Haberlander sieht Akutversorgung gewährleistet
Die für Gesundheit zuständige Landeshauptmann-Stellvertreterin Christine Haberlander betonte, die Akutversorgung sei gewährleistet. Sie verwies darauf, dass "die Personalausstattung im Fachbereich Psychiatrie seit dem Jahr 2019 um sechs Prozent auf derzeit 1.075 Vollzeitäquivalente gesteigert" und auch finanzielle Anreize gesetzt worden seien, um Personalengpässen entgegenzuwirken. Man werde den Ausbau der Versorgungsstrukturen und bessere Rahmenbedingungen für Menschen in Gesundheitsberufen "weiterhin ganz oben auf der Agenda" haben, betonte ihre Parteikollegin, Klubchefin Margit Angerlehner.

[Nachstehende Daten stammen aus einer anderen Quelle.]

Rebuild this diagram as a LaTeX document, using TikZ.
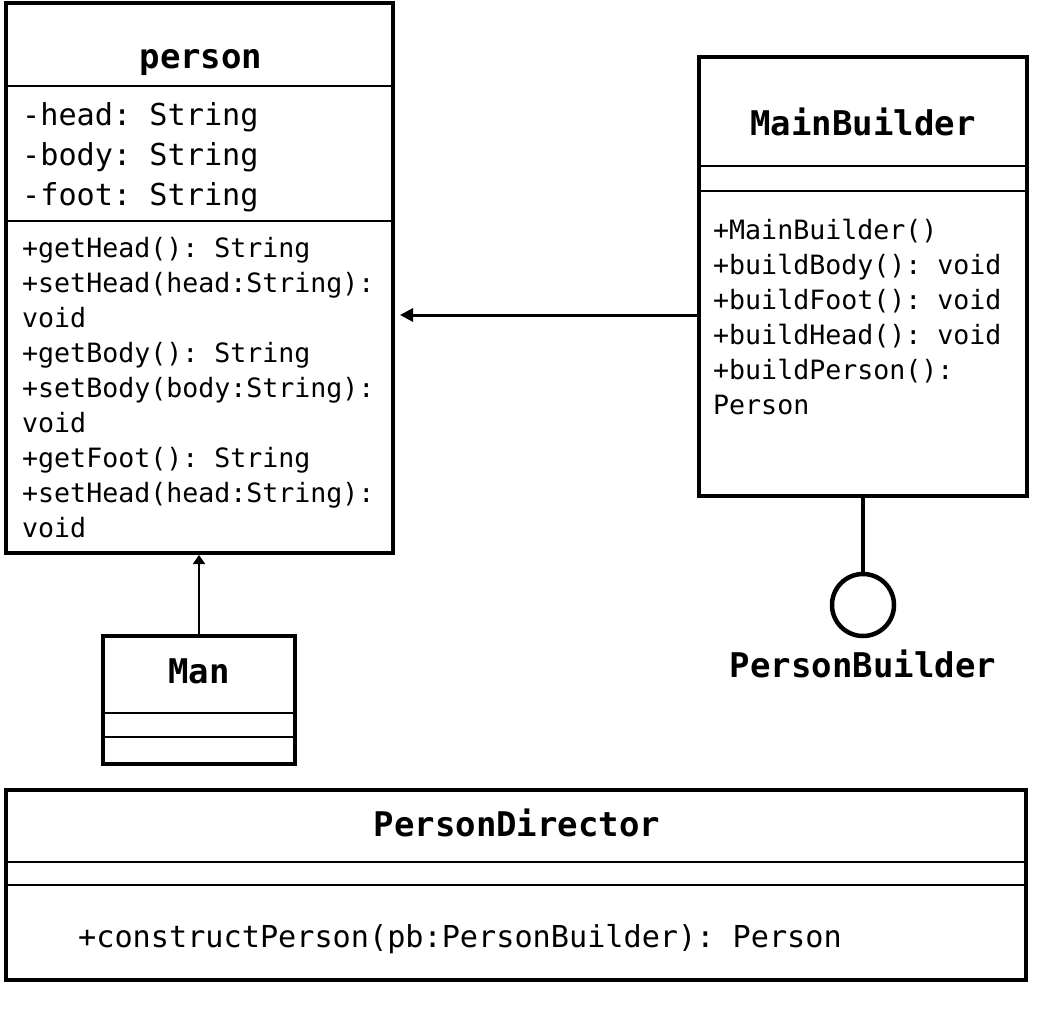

Die Landesabteilungen würden konsequent an Lösungen arbeiten und diese Anstrengungen seien konsequent fortzusetzen, so FPÖ-Klubobmann Herwig Mahr. Er spielte den Ball zurück an den Bund: "Die massive Abwanderung in Österreich ausgebildeter Ärzte ins Ausland, die starre EU-Quotenregelung und die undurchsichtigen Finanzierungsströme belasten unser Gesundheitssystem enorm", er erwarte sich klare Reformen von der neuen Gesundheitsministerin Korinna Schumann (SPÖ).
Für den SPÖ-Gesundheitssprecher, den Dritten Landtagspräsidenten Peter Binder, "ist der Personalmangel in den Gesundheitsberufen nicht vom Himmel gefallen". Aus seiner Sicht habe die Landesregierung "viel zu lange zugeschaut". Er forderte eine "gezielte Ausbildungsoffensive" und mehr Präventionsangebote. Auch die Grünen pochten auf mehr Präventionsangebote, etwa im Rahmen der Schulsozialarbeit. "Es muss uns gelingen, früher einzugreifen, damit ein psychisches Problem gar kein Fall fürs Krankenhaus wird", so Gesundheitssprecherin Ulrike Schwarz. Auch NEOS-Abgeordnete Julia Bammer forderte, die Landesregierung "muss dieses Thema dringend priorisieren, um eine bestmögliche Betreuung und Unterstützung sicherzustellen".
Zusammenfassung
- Der Landesrechnungshof Oberösterreich kritisiert, dass der geplante Ausbau der psychiatrischen Versorgung an einem erheblichen Personalmangel scheitert. 2023 waren nur 85 Prozent der ambulanten und 92 Prozent der stationären Plätze verfügbar.
- Studien belegen eine Verschlechterung der psychischen Gesundheit bei Kindern und Jugendlichen, bedingt durch Faktoren wie die Pandemie. 29 Prozent der Facharztstellen in der Psychiatrie sind unbesetzt.
- Fehlende Anschlussangebote verzögern Entlassungen aus dem Krankenhaus, da bis zu 13 Prozent der Betten von Patienten belegt sind, die aus medizinischer Sicht entlassen werden könnten.